1962 single by Ben E. King

"Don't Play That Song (You Lied)" is a song written by Ahmet Ertegun and Betty Nelson, the wife of soul singer Ben E. King. It was first recorded by King and was the title track on his third album Don't Play That Song! (1962). The song reached number 2 on the U.S. R&B singles chart and number 11 on the pop chart when released as a single on Atco Records in 1962. In Europe, it ranked at number 10 in Italy on FIMI National Charts between 1962 and 1963.

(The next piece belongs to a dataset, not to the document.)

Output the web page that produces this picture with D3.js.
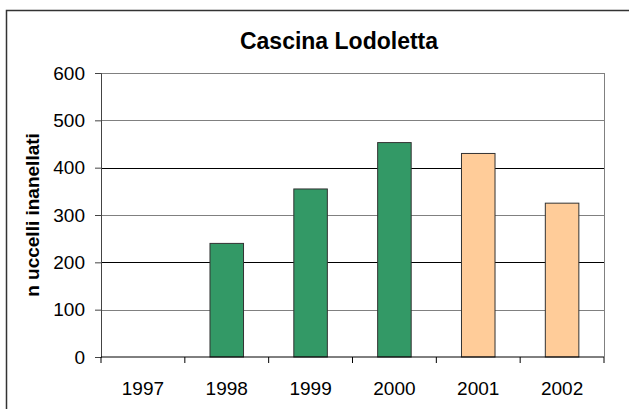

== Aretha Franklin version ==
Singer Aretha Franklin covered the song for her nineteenth studio album, Spirit in the Dark, released on Atlantic Records in 1970. Her version, performed with the Dixie Flyers, was released as a single in 1970 and peaked at number 1 for three weeks on the R&B singles chart and number 11 on the pop chart. Franklin's version was certified gold with sales of more than a million copies. It reached number 13 on the UK Singles Chart. Franklin's recording was the first of three songs originally recorded by King that she later interpreted. She followed it with “It Ain’t Fair” in 1970 and “Spanish Harlem” in 1971.

== Other versions ==
In 1962, the French singer Johnny Hallyday released a single with a French adaptation of the song under the title Pas Cette Chanson ! Other acts to have recorded or performed the song include Keith Locke and The Quests, Anthony & the Sophomores (1963, unreleased), Peppino di Capri, La Lupe in 1969, Adriano Celentano in 1977, and Mariah Carey. It was also performed to great acclaim on the first season of American Idol by Kelly Clarkson, the eventual winner. More recently Sam Moore duetted the song with Bekka Bramlett on his 2006 album Overnight Sensational. The British soul singer Beverley Knight included a cover of the song on her 2016 album Soulsville. Singer-songwriter Bruce Springsteen recorded the song for his 2022 studio album, Only the Strong Survive.